• Domain Name - UDRP Issues - Nonfinality
  • August 26, 2003 | Author: Michael A. Doctrow
  • Law Firm: McNees Wallace & Nurick LLC - Harrisburg Office
  • Federal courts have consistently held that trademark owners may resort to federal court proceedings under the Lanham Act, as expanded by the Anticybersquatting Consumer Protection Act, even after being unsuccessful in a proceeding under the new Uniform Dispute Resolution Procedures pertaining to domain names ("UDRP"). Therefore, trademark owners could take two bites of the apple when seeking to recover domain name.

    Now, in a case of first impression, the Court of Appeals for the First Circuit has held that domain name owners who lose their rights in UDRP proceedings may seek declaratory relief in federal court to recover their domain names. This case further highlights the non-final nature of UDRP decisions, but works against trademark owners.
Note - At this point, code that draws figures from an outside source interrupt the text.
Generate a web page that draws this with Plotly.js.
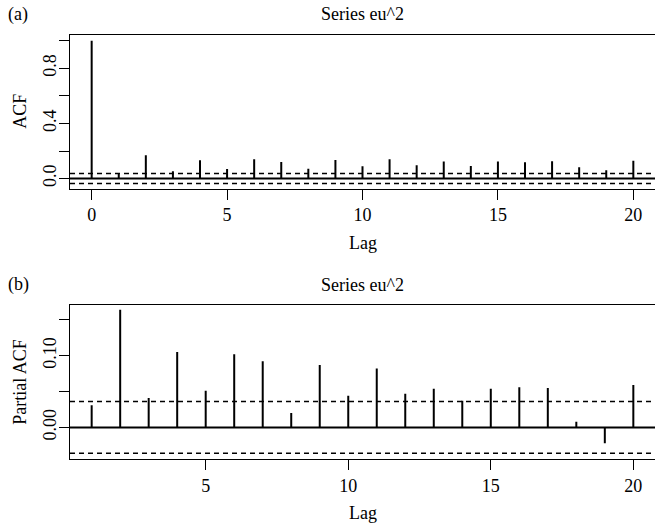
<!DOCTYPE html>
<html>
<head>
<meta charset="utf-8">
<script src="https://cdn.plot.ly/plotly-3.0.1.min.js"></script>
<style>html,body{margin:0;padding:0;background:#fff;}#chart{width:655px;height:523px;}</style>
</head>
<body>
<div id="chart"></div>
<script>
// ---- data ----
const acfLags = [0,1,2,3,4,5,6,7,8,9,10,11,12,13,14,15,16,17,18,19,20];
const acfValues = [1.0,0.038,0.169,0.053,0.132,0.070,0.140,0.120,0.072,0.135,0.089,0.140,0.096,0.123,0.092,0.123,0.118,0.125,0.082,0.060,0.130];
const pacfLags = [1,2,3,4,5,6,7,8,9,10,11,12,13,14,15,16,17,18,19,20];
const pacfValues = [0.031,0.164,0.041,0.105,0.051,0.102,0.092,0.020,0.087,0.044,0.082,0.047,0.054,0.037,0.054,0.056,0.055,0.008,-0.022,0.059];
const ciBound = 0.036;
const seriesTitle = "Series eu^2";
const xTitle = "Lag";
const acfYTitle = "ACF";
const pacfYTitle = "Partial ACF";
const acfTickVals = [0,0.2,0.4,0.6,0.8,1.0];
const acfTickText = ["0.0","","0.4","","0.8",""];
const pacfTickVals = [0,0.05,0.10,0.15];
const pacfTickText = ["0.00","","0.10",""];
const acfXTicks = [0,5,10,15,20];
const pacfXTicks = [5,10,15,20];

function spikes(lags, vals){
  const x=[], y=[];
  lags.forEach((l,i)=>{x.push(l,l,null); y.push(0,vals[i],null);});
  return {x,y};
}
const a = spikes(acfLags, acfValues);
const p = spikes(pacfLags, pacfValues);

function F(){ return {family:"Liberation Serif", size:18, color:"#000"}; }
const traces = [
  {x:a.x, y:a.y, xaxis:"x", yaxis:"y", mode:"lines", line:{color:"#000", width:2}, hoverinfo:"skip", showlegend:false},
  {x:p.x, y:p.y, xaxis:"x2", yaxis:"y2", mode:"lines", line:{color:"#000", width:2}, hoverinfo:"skip", showlegend:false}
];

function hline(yref, xref, val, dash){
  return {type:"line", xref:xref+" domain", yref:yref, x0:0, x1:1, y0:val, y1:val,
          line:{color:"#000", width: dash? 1.5 : 2, dash: dash? "5px,4px" : "solid"}, layer:"above"};
}

function axis(extra){
  return Object.assign({showgrid:false, zeroline:false, showline:true, mirror:true, linecolor:"#000", linewidth:1,
    ticks:"outside", ticklen:10, tickcolor:"#000", tickwidth:1, tickfont:F(), fixedrange:true}, extra);
}

function note(text, xref, yref, x, y, xs, ys, angle){
  return {text:text, xref:xref, yref:yref, x:x, y:y, xshift:xs, yshift:ys, textangle:angle||0,
          xanchor:"center", yanchor:"middle", showarrow:false, font:F()};
}

const layout = {
  width:655, height:523,
  margin:{l:70, r:0, t:35, b:64},
  paper_bgcolor:"#fff", plot_bgcolor:"#fff",
  font:F(), showlegend:false,
  xaxis:axis({anchor:"y", range:[-0.8,20.8], tickmode:"array", tickvals:acfXTicks, ticktext:acfXTicks.map(String)}),
  yaxis:axis({domain:[0.6375,1], range:[-0.0735,1.0415], tickmode:"array", tickvals:acfTickVals,
     ticktext:acfTickText, tickangle:-90, ticklabelstandoff:-4}),
  xaxis2:axis({anchor:"y2", range:[0.24,20.76], tickmode:"array", tickvals:pacfXTicks, ticktext:pacfXTicks.map(String)}),
  yaxis2:axis({domain:[0,0.364], range:[-0.044,0.171], tickmode:"array", tickvals:pacfTickVals,
     ticktext:pacfTickText, tickangle:-90, ticklabelstandoff:-4}),
  shapes:[
    hline("y","x",0,false), hline("y","x",ciBound,true), hline("y","x",-ciBound,true),
    hline("y2","x2",0,false), hline("y2","x2",ciBound,true), hline("y2","x2",-ciBound,true)
  ],
  annotations:[
    note(seriesTitle, "x domain", "y domain", 0.5, 1, 0, 21),
    note(seriesTitle, "x2 domain", "y2 domain", 0.5, 1, 0, 20),
    note("(a)", "paper", "y domain", 0, 1, -52, 21),
    note("(b)", "paper", "y2 domain", 0, 1, -52, 20),
    note(xTitle, "x domain", "y domain", 0.5, 0, 0, -54),
    note(xTitle, "x2 domain", "y2 domain", 0.5, 0, 0, -54),
    note(acfYTitle, "paper", "y domain", 0, 0.5, -50, 0, -90),
    note(pacfYTitle, "paper", "y2 domain", 0, 0.5, -50, 0, -90)
  ]
};
Plotly.newPlot("chart", traces, layout, {staticPlot:true, displayModeBar:false});
</script>
</body>
</html>
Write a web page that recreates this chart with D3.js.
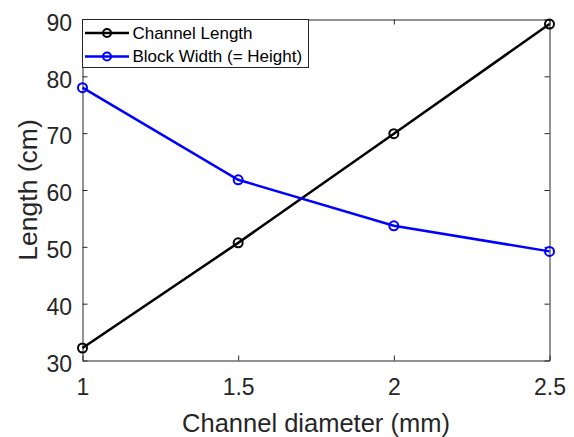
<!DOCTYPE html>
<html>
<head>
<meta charset="utf-8">
<script src="https://cdn.jsdelivr.net/npm/d3@7"></script>
<style>
html,body{margin:0;padding:0;background:#fff;}
svg{display:block;font-family:Arial,"Liberation Sans",sans-serif;}
</style>
</head>
<body>
<svg id="chart" width="574" height="437"></svg>
<script>
const diameters = [1, 1.5, 2, 2.5];
const channelLength = [32.2, 50.7, 69.9, 89.2];
const blockWidth = [78.0, 61.8, 53.7, 49.2];
const xTicks = [1, 1.5, 2, 2.5];
const yTicks = [30, 40, 50, 60, 70, 80, 90];
const seriesNames = ["Channel Length", "Block Width (= Height)"];
const seriesColors = ["#000000", "#0000ff"];

const svg = d3.select("#chart");
const m = {left: 82.5, right: 549.5, top: 19.5, bottom: 360.5};
const x = d3.scaleLinear().domain([1, 2.5]).range([m.left, m.right]);
const y = d3.scaleLinear().domain([30, 90]).range([m.bottom, m.top]);
const axisColor = "#262626";
const fontFam = "Arial, 'Liberation Sans', sans-serif";

// axes
const gx = svg.append("g").attr("transform", `translate(0,${m.bottom})`)
  .call(d3.axisBottom(x).tickValues(xTicks).tickSizeInner(-5).tickSizeOuter(0).tickFormat(d3.format("")));
const gxt = svg.append("g").attr("transform", `translate(0,${m.top})`)
  .call(d3.axisTop(x).tickValues(xTicks).tickSizeInner(-5).tickSizeOuter(0).tickFormat(""));
const gy = svg.append("g").attr("transform", `translate(${m.left},0)`)
  .call(d3.axisLeft(y).tickValues(yTicks).tickSizeInner(-5).tickSizeOuter(0));
const gyr = svg.append("g").attr("transform", `translate(${m.right},0)`)
  .call(d3.axisRight(y).tickValues(yTicks).tickSizeInner(-5).tickSizeOuter(0).tickFormat(""));
[gx, gxt, gy, gyr].forEach(g => {
  g.selectAll("path").attr("stroke", axisColor).attr("stroke-width", 1);
  g.selectAll("line").attr("stroke", axisColor).attr("stroke-width", 1);
  g.selectAll("text").attr("fill", axisColor).attr("font-size", 23).attr("font-family", fontFam);
});
gx.selectAll("text").attr("y", 34.5).attr("dy", 0);
gy.selectAll("text").attr("x", -10.5).attr("dy", 10.7);

// axis labels
svg.append("text").attr("x", (m.left + m.right) / 2).attr("y", 432)
  .attr("text-anchor", "middle").attr("font-size", 25.5).attr("fill", axisColor)
  .text("Channel diameter (mm)");
svg.append("text").attr("transform", `translate(37,${(m.top + m.bottom) / 2}) rotate(-90)`)
  .attr("text-anchor", "middle").attr("font-size", 26.5).attr("fill", axisColor)
  .text("Length (cm)");

// series
const series = [channelLength, blockWidth];
const line = d3.line().x((d, i) => x(diameters[i])).y(d => y(d));
series.forEach((vals, si) => {
  svg.append("path").datum(vals).attr("d", line)
    .attr("fill", "none").attr("stroke", seriesColors[si]).attr("stroke-width", 2.5);
  svg.selectAll(null).data(vals).enter().append("circle")
    .attr("cx", (d, i) => x(diameters[i])).attr("cy", d => y(d)).attr("r", 4.5)
    .attr("fill", "none").attr("stroke", seriesColors[si]).attr("stroke-width", 2);
});

// legend
const lg = svg.append("g");
lg.append("rect").attr("x", 82.5).attr("y", 19.5).attr("width", 226).attr("height", 48)
  .attr("fill", "#fff").attr("stroke", axisColor).attr("stroke-width", 1);
seriesNames.forEach((name, i) => {
  const cy = 33 + i * 23.5;
  lg.append("line").attr("x1", 85).attr("x2", 129).attr("y1", cy).attr("y2", cy)
    .attr("stroke", seriesColors[i]).attr("stroke-width", 2.5);
  lg.append("circle").attr("cx", 107).attr("cy", cy).attr("r", 4)
    .attr("fill", "none").attr("stroke", seriesColors[i]).attr("stroke-width", 2);
  lg.append("text").attr("x", 132.5).attr("y", cy).attr("dy", "0.35em")
    .attr("font-size", 17).attr("fill", "#000").text(name);
});
</script>
</body>
</html>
    Clearly UDRP proceedings are of limited utility when serious trademark issues exist. Trademark and domain name owners can ignore UDRP decisions and proceed to court to resolve their disputes. Also, cybersquatters can now threaten to cause trademark owners to expend more significant funds to recover possession of infringing domain names, thus placing themselves in a better negotiating position when "selling" domain names.

    Bad Faith Requirement
    One of the most difficult aspects of UDRP procedures is that to obtain relief, trademark owners must establish bad faith on the part of the owners of infringing domain names. A recent UDRP decision by the WIPO Arbitration and Mediation Center may give trademark owners new ammunition in establishing bad faith and therefore recovering infringing domain names.
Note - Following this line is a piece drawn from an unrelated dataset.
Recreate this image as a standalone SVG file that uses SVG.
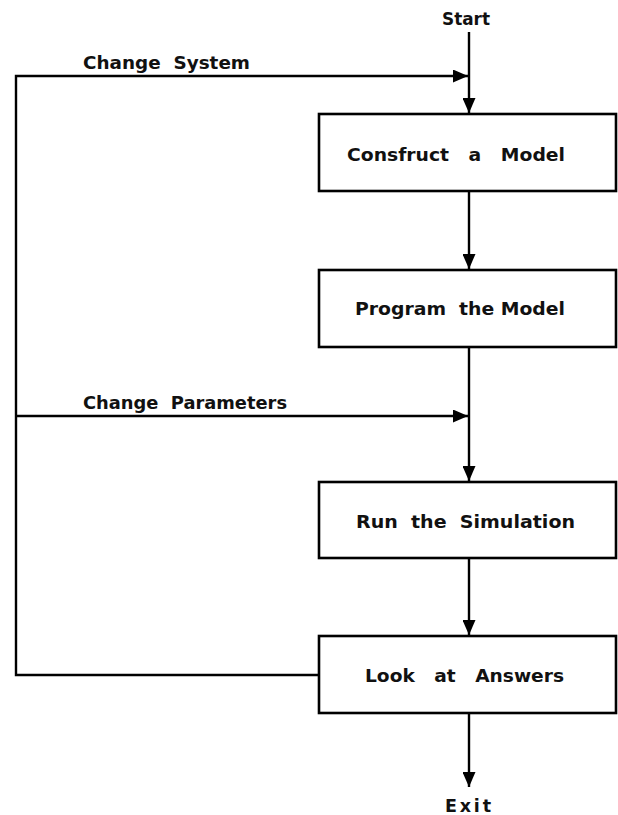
<svg xmlns="http://www.w3.org/2000/svg" width="618" height="815" viewBox="0 0 618 815">
<style>
.box{fill:#fff;stroke:#000;stroke-width:2.6}
.ln{fill:none;stroke:#000;stroke-width:2.4}
.t{font-family:"DejaVu Sans","Liberation Sans",sans-serif;font-size:17.5px;font-weight:bold;fill:#111;text-anchor:start}
</style>
<defs>
<marker id="ah" markerUnits="userSpaceOnUse" markerWidth="16" markerHeight="13" refX="15" refY="6.5" orient="auto">
<path d="M0,0 L15,6.5 L0,13 z" fill="#000"/>
</marker>
</defs>
<rect width="618" height="815" fill="#fff"/>
<g id="connectors">
<path class="ln" d="M469 32 V113" marker-end="url(#ah)"/>
<path class="ln" d="M319 675 H16 V76 H468" marker-end="url(#ah)"/>
<path class="ln" d="M16 416 H468" marker-end="url(#ah)"/>
<path class="ln" d="M469 191 V269" marker-end="url(#ah)"/>
<path class="ln" d="M469 347 V481" marker-end="url(#ah)"/>
<path class="ln" d="M469 558 V635" marker-end="url(#ah)"/>
<path class="ln" d="M469 713 V787" marker-end="url(#ah)"/>
<text class="t" x="83" y="69" xml:space="preserve" textLength="167" lengthAdjust="spacingAndGlyphs">Change  System</text>
<text class="t" x="83" y="409" xml:space="preserve" textLength="204" lengthAdjust="spacingAndGlyphs">Change  Parameters</text>
</g>
<g id="start"><text class="t" x="442" y="25" textLength="48" lengthAdjust="spacingAndGlyphs">Start</text></g>
<g id="construct">
<rect class="box" x="319" y="114" width="297" height="77"/>
<text class="t" x="347" y="161" xml:space="preserve" textLength="218" lengthAdjust="spacingAndGlyphs">Consfruct   a   Model</text>
</g>
<g id="program">
<rect class="box" x="319" y="270" width="297" height="77"/>
<text class="t" x="355" y="315" xml:space="preserve" textLength="210" lengthAdjust="spacingAndGlyphs">Program  the Model</text>
</g>
<g id="run">
<rect class="box" x="319" y="482" width="297" height="76"/>
<text class="t" x="356" y="528" xml:space="preserve" textLength="219" lengthAdjust="spacingAndGlyphs">Run  the  Simulation</text>
</g>
<g id="look">
<rect class="box" x="319" y="636" width="297" height="77"/>
<text class="t" x="365" y="682" xml:space="preserve" textLength="199" lengthAdjust="spacingAndGlyphs">Look   at   Answers</text>
</g>
<g id="exit"><text class="t" x="445" y="812" textLength="46" lengthAdjust="spacing">Exit</text></g>
</svg>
    The case was brought by the owner of United States registrations for JACK SPADE and KATE SPADE for handbags against the owner of jackspade.com. While the Website wasn't active, the owners claimed it would be an informational site.

    The panelist easily determined that the domain name was confusingly similar and that the domain owner had no legitimate rights to the domain.

    The panelist further found that the domain was adopted in bad faith because had the domain owner conducted a trademark search it would have had notice of the trademark owner's U.S. trademark applications. Based on its failure to conduct a search, the panelist imputed constructive notice of the trademark owner's prior rights to the domain name owner.

    While of no precedential value, panelists in other arbitrations may give deference to this decision, making it easier for trademark owners to establish bad faith in future UDRP proceedings.